* **What you should do**
Without the images, write out the whole listing exactly.

* **Source material**
— Start —
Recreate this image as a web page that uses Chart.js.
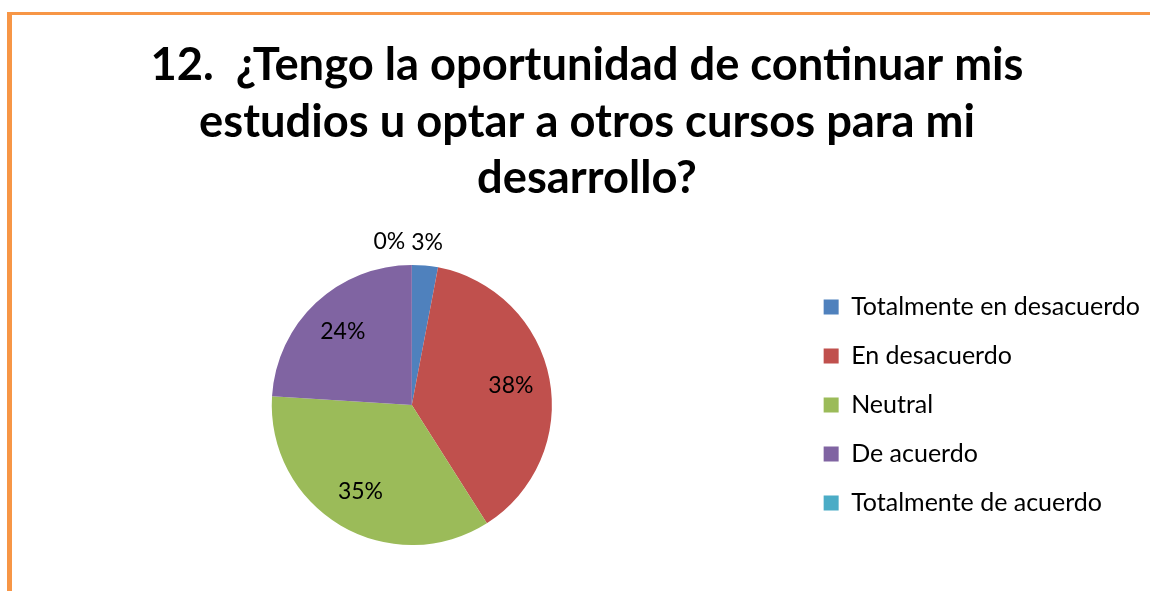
<!DOCTYPE html>
<html>
<head>
<meta charset="utf-8">
<script src="https://cdn.jsdelivr.net/npm/chart.js@4/dist/chart.umd.min.js"></script>
<style>
    html, body { margin: 0; padding: 0; background: #fff; }
    body { width: 1150px; height: 591px; overflow: hidden; position: relative; }
    .frame {
        position: absolute; left: 7px; top: 12px; right: 0; bottom: 0;
        border-left: 5px solid #F79646; border-top: 3px solid #F79646;
    }
    .chart-box { position: absolute; left: 24px; top: 15px; width: 1126px; height: 576px; }
</style>
</head>
<body>
<div class="frame"></div>
<div class="chart-box"><canvas id="pieChart"></canvas></div>
<script>
// Data
const titleLines = ['12.  ¿Tengo la oportunidad de continuar mis', 'estudios u optar a otros cursos para mi', 'desarrollo?'];
const categories = ['Totalmente en desacuerdo', 'En desacuerdo', 'Neutral', 'De acuerdo', 'Totalmente de acuerdo'];
const percentages = [3, 38, 35, 24, 0];
const sliceColors = ['#4F81BD', '#C0504D', '#9BBB59', '#8064A2', '#4BACC6'];

const FONT = 'Lato, "Open Sans", sans-serif';

// Percentage labels: inside for big slices, outside for tiny ones
const pieLabels = {
    id: 'pieLabels',
    afterDatasetsDraw(chart) {
        const ctx = chart.ctx;
        const arcs = chart.getDatasetMeta(0).data;
        ctx.save();
        ctx.font = '23px ' + FONT;
        ctx.fillStyle = '#000';
        ctx.textBaseline = 'middle';
        let prevOutside = null;
        arcs.forEach((arc, i) => {
            const mid = (arc.startAngle + arc.endAngle) / 2;
            const text = percentages[i] + '%';
            const w = ctx.measureText(text).width;
            if (percentages[i] >= 5) {
                const r = arc.outerRadius * 0.72;
                ctx.textAlign = 'center';
                ctx.fillText(text, arc.x + Math.cos(mid) * r, arc.y + Math.sin(mid) * r);
            } else {
                const r = arc.outerRadius + 23;
                let x = arc.x + Math.cos(mid) * r;
                const y = arc.y + Math.sin(mid) * r;
                // push away from a neighbouring small label
                if (prevOutside && Math.abs(prevOutside.y - y) < 20 && x + w / 2 > prevOutside.left - 6) {
                    x = prevOutside.left - 6 - w / 2;
                }
                ctx.textAlign = 'center';
                ctx.fillText(text, x, y);
                prevOutside = { left: x - w / 2, y: y };
            }
        });
        ctx.restore();
    }
};

const ctx = document.getElementById('pieChart').getContext('2d');
new Chart(ctx, {
    type: 'pie',
    data: {
        labels: categories,
        datasets: [{
            data: percentages,
            backgroundColor: sliceColors,
            borderWidth: 0
        }]
    },
    options: {
        responsive: true,
        maintainAspectRatio: false,
        animation: false,
        layout: { padding: { left: 0, right: 0, top: 0, bottom: 46 } },
        plugins: {
            title: {
                display: true,
                text: titleLines,
                color: '#000',
                font: { family: FONT, size: 45.3, weight: 'bold', lineHeight: 1.25 },
                padding: { top: 22, bottom: 58 }
            },
            legend: {
                position: 'right',
                fullSize: false,
                labels: {
                    color: '#000',
                    font: { family: FONT, size: 25 },
                    boxWidth: 15,
                    boxHeight: 15,
                    padding: 24
                }
            },
            tooltip: { enabled: false }
        }
    },
    plugins: [pieLabels]
});
</script>
</body>
</html>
— End —
* **Finished task**
Recreate this image as a web page that uses Chart.js.
<!DOCTYPE html>
<html>
<head>
<meta charset="utf-8">
<script src="https://cdn.jsdelivr.net/npm/chart.js@4/dist/chart.umd.min.js"></script>
<style>
    html, body { margin: 0; padding: 0; background: #fff; }
    body { width: 1150px; height: 591px; overflow: hidden; position: relative; }
    .frame {
        position: absolute; left: 7px; top: 12px; right: 0; bottom: 0;
        border-left: 5px solid #F79646; border-top: 3px solid #F79646;
    }
    .chart-box { position: absolute; left: 24px; top: 15px; width: 1126px; height: 576px; }
</style>
</head>
<body>
<div class="frame"></div>
<div class="chart-box"><canvas id="pieChart"></canvas></div>
<script>
// Data
const titleLines = ['12.  ¿Tengo la oportunidad de continuar mis', 'estudios u optar a otros cursos para mi', 'desarrollo?'];
const categories = ['Totalmente en desacuerdo', 'En desacuerdo', 'Neutral', 'De acuerdo', 'Totalmente de acuerdo'];
const percentages = [3, 38, 35, 24, 0];
const sliceColors = ['#4F81BD', '#C0504D', '#9BBB59', '#8064A2', '#4BACC6'];

const FONT = 'Lato, "Open Sans", sans-serif';

// Percentage labels: inside for big slices, outside for tiny ones
const pieLabels = {
    id: 'pieLabels',
    afterDatasetsDraw(chart) {
        const ctx = chart.ctx;
        const arcs = chart.getDatasetMeta(0).data;
        ctx.save();
        ctx.font = '23px ' + FONT;
        ctx.fillStyle = '#000';
        ctx.textBaseline = 'middle';
        let prevOutside = null;
        arcs.forEach((arc, i) => {
            const mid = (arc.startAngle + arc.endAngle) / 2;
            const text = percentages[i] + '%';
            const w = ctx.measureText(text).width;
            if (percentages[i] >= 5) {
                const r = arc.outerRadius * 0.72;
                ctx.textAlign = 'center';
                ctx.fillText(text, arc.x + Math.cos(mid) * r, arc.y + Math.sin(mid) * r);
            } else {
                const r = arc.outerRadius + 23;
                let x = arc.x + Math.cos(mid) * r;
                const y = arc.y + Math.sin(mid) * r;
                // push away from a neighbouring small label
                if (prevOutside && Math.abs(prevOutside.y - y) < 20 && x + w / 2 > prevOutside.left - 6) {
                    x = prevOutside.left - 6 - w / 2;
                }
                ctx.textAlign = 'center';
                ctx.fillText(text, x, y);
                prevOutside = { left: x - w / 2, y: y };
            }
        });
        ctx.restore();
    }
};

const ctx = document.getElementById('pieChart').getContext('2d');
new Chart(ctx, {
    type: 'pie',
    data: {
        labels: categories,
        datasets: [{
            data: percentages,
            backgroundColor: sliceColors,
            borderWidth: 0
        }]
    },
    options: {
        responsive: true,
        maintainAspectRatio: false,
        animation: false,
        layout: { padding: { left: 0, right: 0, top: 0, bottom: 46 } },
        plugins: {
            title: {
                display: true,
                text: titleLines,
                color: '#000',
                font: { family: FONT, size: 45.3, weight: 'bold', lineHeight: 1.25 },
                padding: { top: 22, bottom: 58 }
            },
            legend: {
                position: 'right',
                fullSize: false,
                labels: {
                    color: '#000',
                    font: { family: FONT, size: 25 },
                    boxWidth: 15,
                    boxHeight: 15,
                    padding: 24
                }
            },
            tooltip: { enabled: false }
        }
    },
    plugins: [pieLabels]
});
</script>
</body>
</html>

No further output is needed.